** EXERCISE BRIEF **
Copy each line that contains the string "this".

** GIVEN DATA **
+++
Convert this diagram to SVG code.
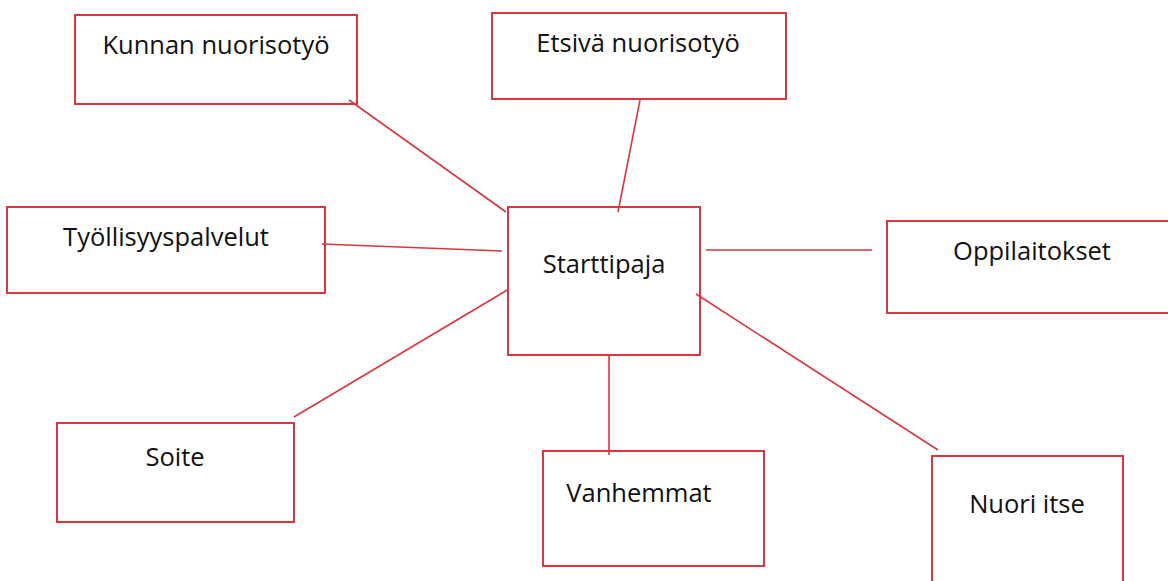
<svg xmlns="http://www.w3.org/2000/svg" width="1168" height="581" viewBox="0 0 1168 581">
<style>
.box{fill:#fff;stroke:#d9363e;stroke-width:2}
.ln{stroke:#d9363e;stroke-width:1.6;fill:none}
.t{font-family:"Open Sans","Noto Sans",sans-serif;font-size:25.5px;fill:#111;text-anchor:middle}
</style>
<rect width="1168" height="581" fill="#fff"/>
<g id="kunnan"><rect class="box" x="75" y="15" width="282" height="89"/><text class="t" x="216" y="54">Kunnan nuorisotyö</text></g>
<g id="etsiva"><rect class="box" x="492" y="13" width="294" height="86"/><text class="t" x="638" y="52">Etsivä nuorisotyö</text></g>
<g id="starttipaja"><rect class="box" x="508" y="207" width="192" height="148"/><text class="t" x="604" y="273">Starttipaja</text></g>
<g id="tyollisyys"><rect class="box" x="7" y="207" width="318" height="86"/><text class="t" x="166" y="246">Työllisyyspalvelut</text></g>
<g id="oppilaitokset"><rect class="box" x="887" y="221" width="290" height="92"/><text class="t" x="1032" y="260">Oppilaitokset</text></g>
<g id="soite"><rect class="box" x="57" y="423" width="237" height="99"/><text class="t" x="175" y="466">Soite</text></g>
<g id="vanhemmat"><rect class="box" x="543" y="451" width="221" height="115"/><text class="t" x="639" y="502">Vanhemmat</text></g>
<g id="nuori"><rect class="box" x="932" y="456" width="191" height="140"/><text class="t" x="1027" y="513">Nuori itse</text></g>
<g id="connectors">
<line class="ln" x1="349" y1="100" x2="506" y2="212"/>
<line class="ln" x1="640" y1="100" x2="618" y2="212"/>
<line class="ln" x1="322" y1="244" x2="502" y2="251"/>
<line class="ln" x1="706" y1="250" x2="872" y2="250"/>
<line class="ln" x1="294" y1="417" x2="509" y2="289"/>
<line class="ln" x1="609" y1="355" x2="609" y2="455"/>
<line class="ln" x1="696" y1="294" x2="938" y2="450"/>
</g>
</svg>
+++
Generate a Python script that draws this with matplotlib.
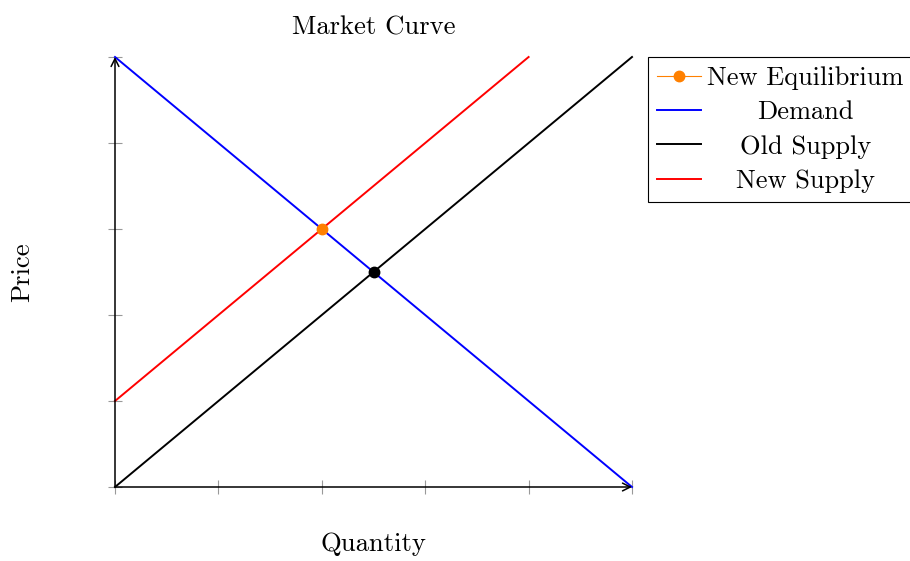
+++
** ANSWER TO THE PROBLEM **
Convert this diagram to SVG code.
Generate a Python script that draws this with matplotlib.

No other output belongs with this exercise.